Event-based Motion & Appearance Fusion for 6D Object Pose Tracking
Zhichao Li, Chiara Bartolozzi, Lorenzo Natale, Arren Glover
AI summary
Problem
RGB/RGB-D cameras suffer from motion blur and low update rates in dynamic scenes, while existing event-based pose trackers lack robust, high-frequency solutions that avoid heavy computation or depth dependencies.
Approach
The method estimates 6D object velocity from event-based optical flow to propagate the pose, then corrects accumulated drift by matching perturbed appearance templates against a velocity-independent event representation, all without depth sensors or neural networks.
Key results
- Fuses event optical flow and template matching in a learning-free pipeline
- Removes dependency on external depth measurements for velocity estimation
- Matches or outperforms RGB-D deep learning baselines on fast-moving objects
- Validated on both synthetic and real-world event camera datasets
Why it matters
Enables high-frequency, blur-free 6D pose tracking for robotics in highly dynamic environments where conventional cameras and heavy neural networks struggle.
Abstract
Object pose tracking is a fundamental and es- sential task for robotics to perform tasks in the home and industrial settings.

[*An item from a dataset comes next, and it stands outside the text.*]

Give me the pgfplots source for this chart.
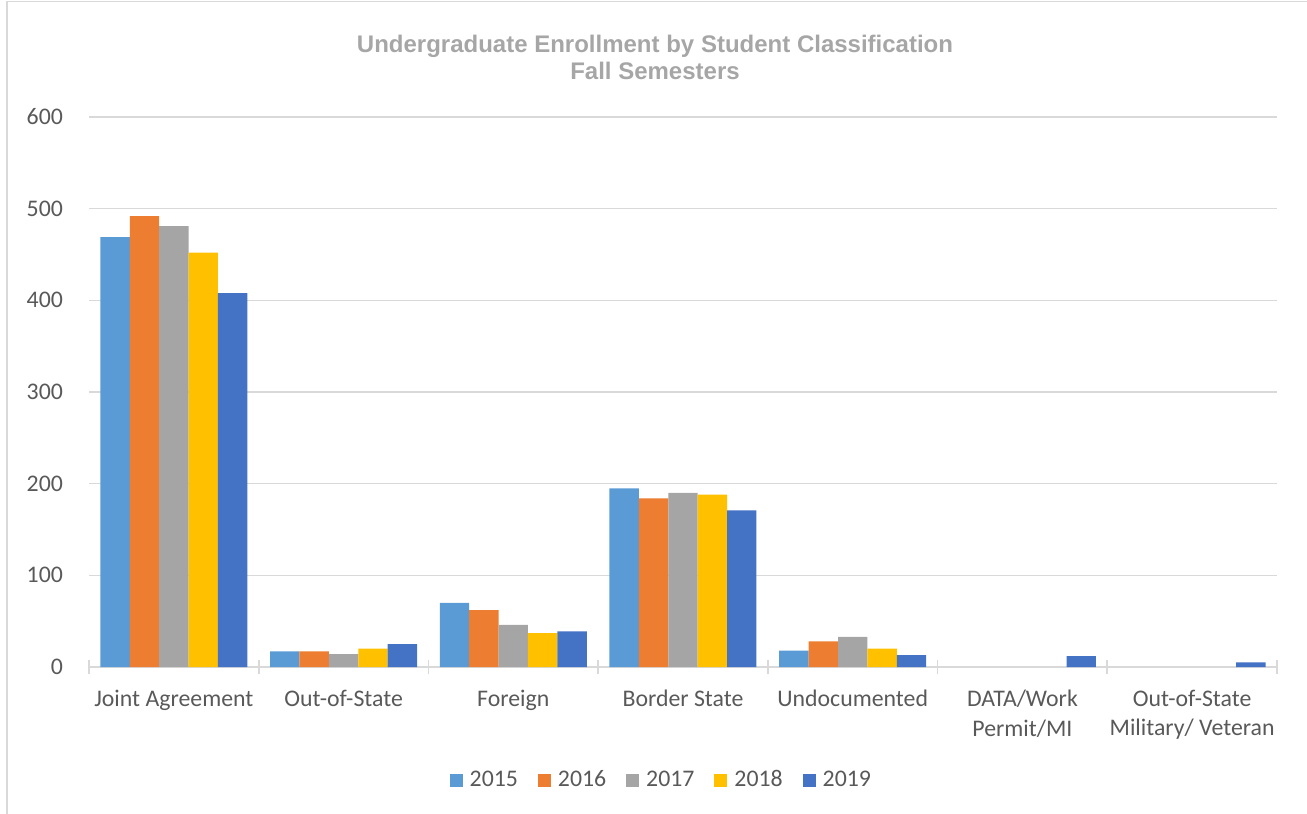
\documentclass[border=0pt]{standalone}
\usepackage{pgfplots}
\pgfplotsset{compat=1.18}
\usepackage{fontspec}
\setmainfont{Carlito}
\newfontfamily\titlefont{Liberation Sans}
\definecolor{c15}{HTML}{5B9BD5}
\definecolor{c16}{HTML}{ED7D31}
\definecolor{c17}{HTML}{A5A5A5}
\definecolor{c18}{HTML}{FFC000}
\definecolor{c19}{HTML}{4472C4}
\definecolor{txt}{HTML}{595959}
\definecolor{grd}{HTML}{D9D9D9}
\definecolor{ttl}{HTML}{A6A6A6}
\begin{document}
\begin{tikzpicture}
\useasboundingbox (0,0) rectangle (653.5pt,407pt);
\draw[grd, line width=0.6pt] (3.5pt,-1pt) -- (3.5pt,406.2pt) -- (660pt,406.2pt);
\begin{axis}[
  at={(44.5pt,73.5pt)}, anchor=south west,
  scale only axis, width=594pt, height=275pt,
  ybar=0pt, bar width=14.7pt,
  xmin=-0.5, xmax=6.5, ymin=0, ymax=600,
  xtick={0,...,6},
  xticklabels={Joint Agreement,Out-of-State,Foreign,Border State,Undocumented,{DATA/Work\\Permit/MI},{Out-of-State\\Military/ Veteran}},
  minor xtick={-0.5,0.5,...,6.5},
  ytick={0,100,...,600},
  major tick length=0pt,
  minor tick length=7pt,
  tick align=center,
  minor tick style={grd, line width=0.8pt},
  axis x line=bottom, axis y line=left,
  x axis line style={-, grd, line width=0.8pt},
  y axis line style={draw=none},
  ymajorgrids, grid style={grd, line width=0.6pt},
  tick label style={font={\fontsize{11.9}{14.8}\selectfont}, text=txt},
  xticklabel style={align=center, yshift=-8pt},
  yticklabel style={xshift=-9.5pt},
  /pgf/number format/assume math mode=true,
  legend columns=5,
  legend style={at={(0.4826,-0.2055)}, anchor=center, draw=none, fill=none,
    font={\fontsize{11.9}{13}\selectfont}, text=txt,
    /tikz/every even column/.append style={column sep=8pt}},
  legend image code/.code={\fill[#1] (0pt,-3.25pt) rectangle (6.5pt,3.25pt); \path (8pt,0pt);},
  every axis plot/.append style={draw=none},
]
\addplot[fill=c15] coordinates {(0,469) (1,17) (2,70) (3,195) (4,18)};
\addplot[fill=c16] coordinates {(0,492) (1,17) (2,62) (3,184) (4,28)};
\addplot[fill=c17] coordinates {(0,481) (1,14) (2,46) (3,190) (4,33)};
\addplot[fill=c18] coordinates {(0,452) (1,20) (2,37) (3,188) (4,20)};
\addplot[fill=c19] coordinates {(0,408) (1,25) (2,39) (3,171) (4,13) (5,12) (6,5)};
\legend{2015,2016,2017,2018,2019}
\end{axis}
\node[align=center, font={\titlefont\bfseries\fontsize{12}{13.5}\selectfont}, text=ttl] at (327.5pt,378.5pt) {Undergraduate Enrollment by Student Classification\\Fall Semesters};
\end{tikzpicture}
\end{document}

The most commonly used sensors to do so are RGB-D cameras, which can hit limitations in highly dynamic environments due to motion blur and frame-rate constraints. Event cameras have remarkable features such as high temporal resolution and low latency, which make them a potentially ideal vision sensors for object pose tracking at high speed. Even so, there are still only few works on 6D pose tracking with event cameras. In this work, we take advantage of the high temporal resolution and propose a method that uses both a propagation step fused with a pose correction strategy. Specifically, we use 6D object velocity obtained from event-based optical flow for pose propagation, after which, a template-based local pose correction module is utilized for pose correction. Our learning-free method has comparable performance to the state-of-the-art algorithms, and in some cases out performs them for fast-moving objects. The results indicate the potential for using event cameras in highly-dynamic scenarios where the use of deep network approaches are limited by low update rates.